The transition from dictatorship to democracy will take time, but it is worth every effort. Our coalition will stay until our work is done. Then we will leave, and we will leave behind a free Iraq.
Nowhere in this speech did Bush declare that the war was over, nor that we could leave Iraq. In fact, he made it plain that we would stick by the Iraqi people and remain in place until they could establish a democratic government that could secure the nation.
Not everyone on the Left was fooled by the banner. Hillary Clinton, in a speech that preceded Bush’s, also made it clear that the overall mission was far from over:
Tonight President Bush will address our Nation and will tell the world that Operation Iraqi Freedom’s military action is over, at least insofar as major military engagements may be required. We know we will have continuing problems, like those we have seen in the last few days. But it is true we are now moving toward the second phase, which is the rebuilding of Iraq. So this colloquy we are having today is especially timely because of the President’s announcement this evening.

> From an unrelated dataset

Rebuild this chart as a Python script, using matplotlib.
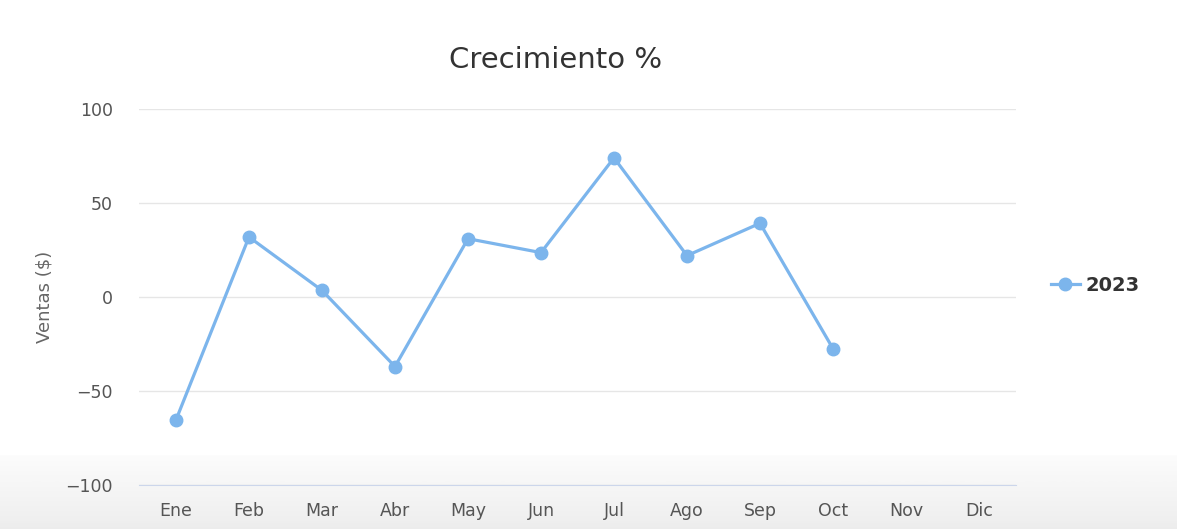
import matplotlib.pyplot as plt
import numpy as np

plt.rcParams['font.family'] = ['DejaVu Sans']

meses = ['Ene', 'Feb', 'Mar', 'Abr', 'May', 'Jun', 'Jul', 'Ago', 'Sep', 'Oct', 'Nov', 'Dic']
crecimiento_2023 = [-65.4, 31.9, 3.5, -37.0, 31.0, 23.6, 74.0, 22.0, 39.2, -27.5]
y_ticks = [-100, -50, 0, 50, 100]

fig = plt.figure(figsize=(11.77, 5.29), dpi=100)

# soft gray gradient along the bottom edge (screenshot shading)
bg = fig.add_axes([0, 0, 1, 0.14], zorder=-10)
grad = np.linspace(0, 1, 100).reshape(-1, 1)
bg.imshow(grad, aspect='auto', cmap='Greys', vmin=-0.2, vmax=8, origin='upper',
          extent=[0, 1, 0, 1])
bg.axis('off')

ax = fig.add_axes([0.1185, 0.0832, 0.7443, 0.7108])
ax.patch.set_alpha(0)

x = np.arange(len(crecimiento_2023))
ax.plot(x, crecimiento_2023, color='#7cb5ec', linewidth=2.3, marker='o',
        markersize=9, label='2023', zorder=3)

ax.set_xlim(-0.5, len(meses) - 0.5)
ax.set_ylim(-100, 100)
ax.set_xticks(np.arange(len(meses)))
ax.set_xticklabels(meses)
ax.set_yticks(y_ticks)
ax.set_yticklabels([str(t).replace('-', '\u2212') for t in y_ticks])

ax.grid(axis='y', color='#e6e6e6', linewidth=1)
ax.set_axisbelow(True)
for s in ['top', 'right', 'left']:
    ax.spines[s].set_visible(False)
ax.spines['bottom'].set_color('#ccd6eb')
ax.spines['bottom'].set_zorder(1)
ax.tick_params(axis='both', length=0, colors='#555555', labelsize=12.5)
ax.tick_params(axis='x', pad=12)
ax.tick_params(axis='y', pad=19)

ax.set_ylabel('Ventas ($)', color='#666666', fontsize=13, labelpad=9)
fig.text(0.472, 0.887, 'Crecimiento %', ha='center', va='center',
         fontsize=21, color='#333333')

leg = ax.legend(loc='center left', bbox_to_anchor=(1.02, 0.53), frameon=False,
                handlelength=1.5, handletextpad=0.3, markerscale=1.0, fontsize=14)
for t in leg.get_texts():
    t.set_fontweight('bold')
    t.set_color('#333333')

fig.savefig('out.png', dpi=100)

And that much has been true. We have not had major military operations in the same sense as the invasion. We have been engaged in police actions intended on securing portions of cities against attacks, not major military maneuvers such as the opening days of the conflict. Those police actions are still deadly, but they represent the traditional role of stabilization for an allied government.
This meme has all sorts of holes in it, mostly involving a refusal to engage in an intellectually honest manner about what was said and done four years ago today. The same people who complain that the pre-war intel of two administrations and most of the world’s spy agencies wasn’t perfect seem to have no issue using half-truths and less in a weak attempt to score points four years later.